Nehmen wir das Beispiel Landwirtschaft. Kaum ein Sektor trägt so entscheidend zum ökologischen Fußabdruck eines Landes bei wie der Agrarsektor. Es wäre technisch ohne Weiteres möglich, die gesamte landwirtschaftliche Produktion Österreichs, Europas, ja der ganzen Welt auf "biologischen" Standard umzustellen. Dies würde nicht nur den Anteil der Landwirtschaft an den globalen Treibhausgasemissionen auf einen Bruchteil reduzieren (er liegt derzeit bei bis zu 30 Prozent!), sondern auch den gesamten ökologischen Fußabdruck eines Landes drastisch verkleinern.
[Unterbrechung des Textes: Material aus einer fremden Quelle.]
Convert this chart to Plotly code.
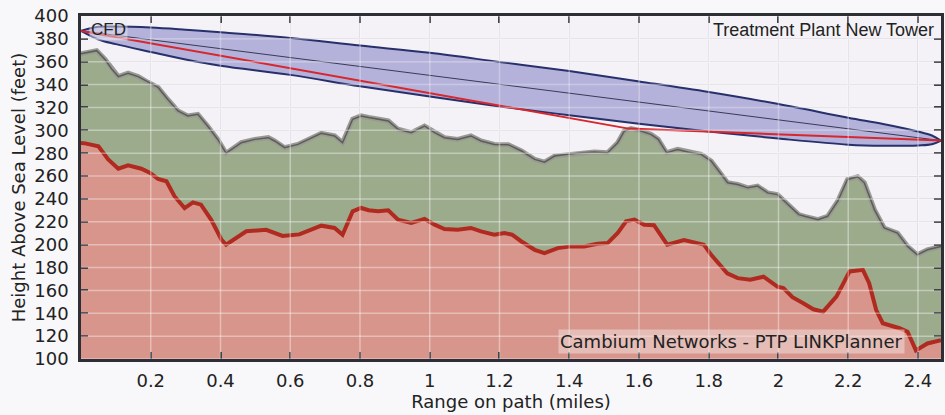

Um die ganze Welt biologisch (das heißt hauptsächlich ohne den Einsatz von Kunstdünger, Spritzmitteln und Tierfabriken) zu ernähren, müssten lediglich die hoch entwickelten Industrienationen ihren Fleischkonsum um etwa die Hälfte reduzieren.

Warum, so fragt man sich, ist es angesichts der sich zuspitzenden Klima-, Umwelt- und Energiekrisen nicht längst zum erklärten Ziel der offiziellen Politik geworden, das gesamte Landwirtschaftssystem auf biologischen Standard umzustellen? Kaum eine andere Maßnahme wäre besser geeignet, ganze Länder und Regionen dem Ziel einer "nachhaltigen Entwicklung" schlagartig näher zu bringen. Wahrscheinlich könnten sogar ein paar Punkte im Human Development Index dazugewonnen werden – denn Lebenserwartung und -qualität der Menschen würden bestimmt nicht darunter leiden. (DER STANDARD, Printausgabe, 23.1.2008)

Zur Person: Daniel Hausknost ist Doctoral Fellow an der School of Politics, International Relations and Philosophy, Keele University, in Großbritannien. Zuletzt erschien von ihm "Weg ist das Ziel. Zur Dekonstruktion der Ökologiebewegung" (Wien/Münster: LIT , 2005).